Сергий побеждает пустыню молитвой и крестной силой, хотя «враг многообразною злою покушашеся поне мысль ему съвратити». Бесовский «шум, и клопот, и мятеж мног» одолевается безмолвием — и тогда, когда подвижник «един единствует», и когда он окружен братией: «Егда же ли кого слышаше беседующа, два или три съшедшеся вкупе, или смехы тъкуща; о сем убо негодоваше, и зело не тръпя таковыя вещи, рукою своею ударяше в двери, или в оконце потолкав, отхожаше. Сим образом назнаменав тем свое к нимь прихожение и посещение, и несведомым накиновениемь празныа беседы их разоряше». Запрет на смех и празднословие в лесной Фиваиде аналогичен запрету «черкать на полях». Быть может, это слишком смелая аналогия, но духовно–нравственная подоплека «экспансии средника» и того движения, которое в XIV в. начал преподобный Сергий и которое вскоре стало в культуре определяющим, — эта цивилизационная подоплека в сущности одинакова.

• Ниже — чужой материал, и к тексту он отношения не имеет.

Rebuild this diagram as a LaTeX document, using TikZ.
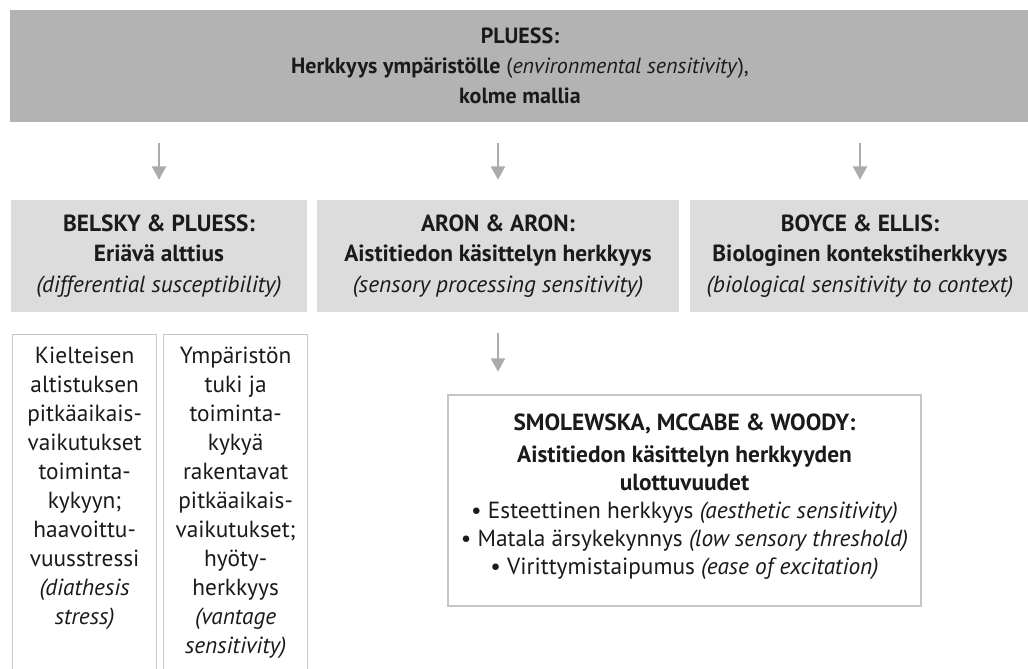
\documentclass[tikz,border=0pt]{standalone}
\usepackage{fontspec}
\setmainfont{PT Sans}
\usetikzlibrary{arrows.meta}

\definecolor{topgray}{HTML}{B3B3B3}
\definecolor{boxgray}{HTML}{DCDCDC}
\definecolor{arrowgray}{HTML}{ABABAB}
\definecolor{framegray}{HTML}{C6C6C6}
\definecolor{inkblack}{HTML}{1A1A1A}

\tikzset{
  topbox/.style={fill=topgray, minimum width=765pt, minimum height=84pt,
    align=center, text=inkblack, font=\fontsize{16.5}{22.5}\selectfont},
  modelbox/.style={fill=boxgray, minimum height=84pt, align=center,
    text=inkblack, font=\fontsize{17.5}{23}\selectfont},
  sidebox/.style={draw=framegray, line width=1pt, anchor=north west,
    minimum width=108pt, minimum height=254pt},
  sidetext/.style={anchor=north, align=center, text=inkblack,
    font=\fontsize{17.5}{21.8}\selectfont},
  dimbox/.style={draw=framegray, line width=1pt, fill=white,
    minimum width=354.75pt, minimum height=158.25pt},
  dimtext/.style={align=center, text=inkblack,
    font=\fontsize{17.5}{21}\selectfont},
  downarrow/.style={draw=arrowgray, line width=1.5pt,
    -{Triangle[width=10.5pt,length=10pt]}}
}

\begin{document}
\begin{tikzpicture}[x=0.75pt,y=-0.75pt]
  \useasboundingbox (0,0) rectangle (1028,668);

  % ylin taso
  \node[topbox] (pluess) at (520,66)
    {\textbf{PLUESS:}\\
     \textbf{Herkkyys ympäristölle} (\textit{environmental sensitivity}),\\
     \textbf{kolme mallia}};

  % kolme mallia
  \node[modelbox, minimum width=222pt] (belsky) at (159,256)
    {\textbf{BELSKY \& PLUESS:}\\
     \textbf{Eriävä alttius}\\
     \textit{(differential susceptibility)}};
  \node[modelbox, minimum width=271.5pt] (aron) at (498,256)
    {\textbf{ARON \& ARON:}\\
     \textbf{Aistitiedon käsittelyn herkkyys}\\
     \textit{(sensory processing sensitivity)}};
  \node[modelbox, minimum width=255pt] (boyce) at (860,256)
    {\textbf{BOYCE \& ELLIS:}\\
     \textbf{Biologinen kontekstiherkkyys}\\
     \textit{(biological sensitivity to context)}};

  % alttiuden kaksi suuntaa
  \node[sidebox] (diathesis) at (12,334) {};
  \node[sidetext] (diathesistext) at ([yshift=-6pt]diathesis.north)
    {Kielteisen\\ altistuksen\\ pitkäaikais-\\ vaikutukset\\ toiminta-\\
     kykyyn;\\ haavoittu-\\ vuusstressi\\ \textit{(diathesis}\\ \textit{stress)}};
  \node[sidebox] (vantage) at (163,334) {};
  \node[sidetext] (vantagetext) at ([yshift=-6pt]vantage.north)
    {Ympäristön\\ tuki ja\\ toiminta-\\ kykyä\\ rakentavat\\ pitkäaikais-\\
     vaikutukset;\\ hyöty-\\ herkkyys\\ \textit{(vantage}\\ \textit{sensitivity)}};

  % ulottuvuudet
  \node[dimbox] (smolewska) at (684.5,500.5) {};
  \node[dimtext] (smolewskatext) at ([yshift=3pt]smolewska.center)
    {\textbf{SMOLEWSKA, MCCABE \& WOODY:}\\[3pt]
     \textbf{Aistitiedon käsittelyn herkkyyden}\\
     \textbf{ulottuvuudet}\\
     \textbullet\ Esteettinen herkkyys \textit{(aesthetic sensitivity)}\\
     \textbullet\ Matala ärsykekynnys \textit{(low sensory threshold)}\\
     \textbullet\ Virittymistaipumus \textit{(ease of excitation)}};

  % nuolet
  \draw[downarrow, shorten <=15.75pt, shorten >=15pt]
    (pluess.south -| belsky.north) -- (belsky.north);
  \draw[downarrow, shorten <=15.75pt, shorten >=15pt]
    (pluess.south -| aron.north) -- (aron.north);
  \draw[downarrow, shorten <=15.75pt, shorten >=15pt]
    (pluess.south -| boyce.north) -- (boyce.north);
  \draw[downarrow, shorten <=15.75pt, shorten >=17pt]
    (aron.south) -- (aron.south |- smolewska.north);
\end{tikzpicture}
\end{document}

С киприановскими новациями связаны, скорее всего, перемены в статусе скоморошества, связан тот компромиссный период в его истории, когда Церковь вынуждена терпеть скоморохов, но всячески старается ослабить их влияние. Ведь для Киприаиа корпорация «веселых» была совершенно чуждой: Болгария эпохи Второго царства, как весь славянский Юг, практически не знает скоморохов [65] . С Киприаном, разумеется, были солидарны русские исихасты от Сергия Радонежского до Нила Сорского. Эти тенденции проникали из Церкви в мир, и вполне закономерно, что в XV в. появляются первые государственные акты, враждебные скоморохам. Как мы видели, их уничтожение подготавливалось на протяжении нескольких столетий. После Смуты оно стало реальностью.

65

Ср. исключение, касающееся сербского диора: Даничич), 5.

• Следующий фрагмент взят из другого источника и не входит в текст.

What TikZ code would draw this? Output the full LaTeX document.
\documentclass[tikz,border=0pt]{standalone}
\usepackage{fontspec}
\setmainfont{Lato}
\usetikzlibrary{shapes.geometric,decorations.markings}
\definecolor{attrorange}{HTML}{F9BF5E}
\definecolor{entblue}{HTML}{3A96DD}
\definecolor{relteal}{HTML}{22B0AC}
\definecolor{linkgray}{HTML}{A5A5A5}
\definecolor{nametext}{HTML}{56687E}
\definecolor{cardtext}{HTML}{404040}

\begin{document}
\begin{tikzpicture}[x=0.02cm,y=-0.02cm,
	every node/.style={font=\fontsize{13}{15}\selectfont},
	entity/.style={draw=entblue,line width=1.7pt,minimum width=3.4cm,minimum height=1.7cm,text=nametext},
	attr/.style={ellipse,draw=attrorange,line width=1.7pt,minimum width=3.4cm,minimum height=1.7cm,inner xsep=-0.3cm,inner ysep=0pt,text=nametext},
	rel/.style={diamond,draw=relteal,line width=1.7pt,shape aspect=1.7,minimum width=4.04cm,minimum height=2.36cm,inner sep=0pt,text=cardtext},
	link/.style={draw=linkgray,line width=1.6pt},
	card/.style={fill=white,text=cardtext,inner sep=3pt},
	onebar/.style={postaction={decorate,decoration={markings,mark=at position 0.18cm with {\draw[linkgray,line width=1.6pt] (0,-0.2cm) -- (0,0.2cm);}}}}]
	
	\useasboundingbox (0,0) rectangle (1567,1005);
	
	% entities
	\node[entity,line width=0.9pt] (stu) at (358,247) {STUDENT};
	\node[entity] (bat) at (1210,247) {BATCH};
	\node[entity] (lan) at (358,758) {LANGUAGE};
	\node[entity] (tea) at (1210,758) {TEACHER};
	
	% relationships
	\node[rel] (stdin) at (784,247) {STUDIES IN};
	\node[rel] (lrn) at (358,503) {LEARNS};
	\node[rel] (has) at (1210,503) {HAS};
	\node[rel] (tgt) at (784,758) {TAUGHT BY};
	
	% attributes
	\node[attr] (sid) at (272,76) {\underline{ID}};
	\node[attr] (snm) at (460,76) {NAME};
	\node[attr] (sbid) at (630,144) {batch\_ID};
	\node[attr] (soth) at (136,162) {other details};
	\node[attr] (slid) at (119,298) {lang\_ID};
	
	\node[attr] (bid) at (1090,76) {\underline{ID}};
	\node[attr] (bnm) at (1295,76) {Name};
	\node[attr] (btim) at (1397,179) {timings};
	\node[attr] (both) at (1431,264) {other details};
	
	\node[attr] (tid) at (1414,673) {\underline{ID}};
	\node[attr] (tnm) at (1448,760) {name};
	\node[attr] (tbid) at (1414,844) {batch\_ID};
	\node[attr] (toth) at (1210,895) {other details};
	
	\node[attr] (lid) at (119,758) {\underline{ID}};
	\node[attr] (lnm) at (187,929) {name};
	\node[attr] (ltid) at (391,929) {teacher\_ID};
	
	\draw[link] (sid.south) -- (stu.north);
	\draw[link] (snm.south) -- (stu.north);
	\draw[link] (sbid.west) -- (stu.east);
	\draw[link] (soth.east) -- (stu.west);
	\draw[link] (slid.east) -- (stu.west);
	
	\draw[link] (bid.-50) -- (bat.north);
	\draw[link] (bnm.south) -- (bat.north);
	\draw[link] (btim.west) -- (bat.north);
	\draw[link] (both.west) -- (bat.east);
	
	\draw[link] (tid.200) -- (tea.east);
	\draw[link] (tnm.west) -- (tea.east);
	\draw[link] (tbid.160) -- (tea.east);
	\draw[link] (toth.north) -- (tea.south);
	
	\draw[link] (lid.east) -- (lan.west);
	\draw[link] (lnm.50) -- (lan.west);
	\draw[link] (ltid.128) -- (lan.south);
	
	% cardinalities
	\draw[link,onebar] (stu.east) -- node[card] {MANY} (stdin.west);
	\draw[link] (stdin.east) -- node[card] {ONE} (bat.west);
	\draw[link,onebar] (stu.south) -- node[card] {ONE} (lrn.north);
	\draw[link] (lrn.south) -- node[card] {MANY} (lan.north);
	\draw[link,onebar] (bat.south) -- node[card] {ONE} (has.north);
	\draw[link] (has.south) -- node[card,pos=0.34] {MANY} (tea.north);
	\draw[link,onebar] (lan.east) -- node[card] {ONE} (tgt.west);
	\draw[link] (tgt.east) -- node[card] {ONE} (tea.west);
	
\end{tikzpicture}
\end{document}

Репрессии первой половины XVII в. — признак не силы, а слабости Церкви, которая впервые испугалась мирской культуры как способного к победе соперника. Теоретическое основание этих гонений создали «боголюбцы», выдвинувшие программу оцерковления жизни и оцерковления человека. Раньше благочестие и веселье были если не в состоянии равноправия, то в состоянии равновесия. Теперь на первый план выдвигается благочестие, жизнь с «молитвами, поклонцами и слезами», как говорил Аввакум.

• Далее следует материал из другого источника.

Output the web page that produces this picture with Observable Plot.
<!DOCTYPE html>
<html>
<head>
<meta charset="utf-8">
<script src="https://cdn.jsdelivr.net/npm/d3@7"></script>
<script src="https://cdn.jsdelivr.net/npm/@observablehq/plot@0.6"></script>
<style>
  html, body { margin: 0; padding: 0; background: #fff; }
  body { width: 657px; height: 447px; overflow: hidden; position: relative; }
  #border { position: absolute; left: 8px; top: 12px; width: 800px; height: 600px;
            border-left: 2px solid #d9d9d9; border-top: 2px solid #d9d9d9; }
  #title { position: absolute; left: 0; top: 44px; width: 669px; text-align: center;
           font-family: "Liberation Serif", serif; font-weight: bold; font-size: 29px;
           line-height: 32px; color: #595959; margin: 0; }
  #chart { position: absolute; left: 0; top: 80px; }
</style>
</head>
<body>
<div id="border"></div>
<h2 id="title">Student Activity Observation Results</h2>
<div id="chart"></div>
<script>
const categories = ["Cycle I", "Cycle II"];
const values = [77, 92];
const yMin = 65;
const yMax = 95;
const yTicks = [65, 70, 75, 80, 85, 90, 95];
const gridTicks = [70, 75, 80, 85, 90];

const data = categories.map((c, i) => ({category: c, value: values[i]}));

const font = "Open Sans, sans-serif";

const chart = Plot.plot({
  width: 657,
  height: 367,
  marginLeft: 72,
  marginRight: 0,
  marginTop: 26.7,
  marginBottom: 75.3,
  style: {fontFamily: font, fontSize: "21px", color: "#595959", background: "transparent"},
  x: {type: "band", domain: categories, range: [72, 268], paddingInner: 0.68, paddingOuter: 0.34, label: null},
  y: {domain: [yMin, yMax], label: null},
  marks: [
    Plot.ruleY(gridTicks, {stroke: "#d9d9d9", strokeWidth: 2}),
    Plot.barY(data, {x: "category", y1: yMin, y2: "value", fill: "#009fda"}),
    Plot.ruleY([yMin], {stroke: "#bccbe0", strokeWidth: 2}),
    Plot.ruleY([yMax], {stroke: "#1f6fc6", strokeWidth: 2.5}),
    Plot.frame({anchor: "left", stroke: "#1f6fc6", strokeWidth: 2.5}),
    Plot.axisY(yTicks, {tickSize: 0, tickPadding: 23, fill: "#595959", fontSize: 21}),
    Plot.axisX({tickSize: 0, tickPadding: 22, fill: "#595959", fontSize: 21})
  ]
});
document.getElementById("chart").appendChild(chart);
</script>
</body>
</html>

Нет резона считать эту программу мертворожденной, видеть в ней тепличный плод отвлеченного умствования. Она выросла на реальной почве русского пессимизма, на почве глубокого социального кризиса, гражданской войны и превращения крестьянства в крепостное сословие. Об этом пессимизме красноречиво свидетельствуют и безрадостная аскеза Капитона, и старообрядческие «гари», которыми во второй половине столетия озарилась расколотая Русь. Цель программы оцерковления жизни — противостояние набиравшей силу секуляризации.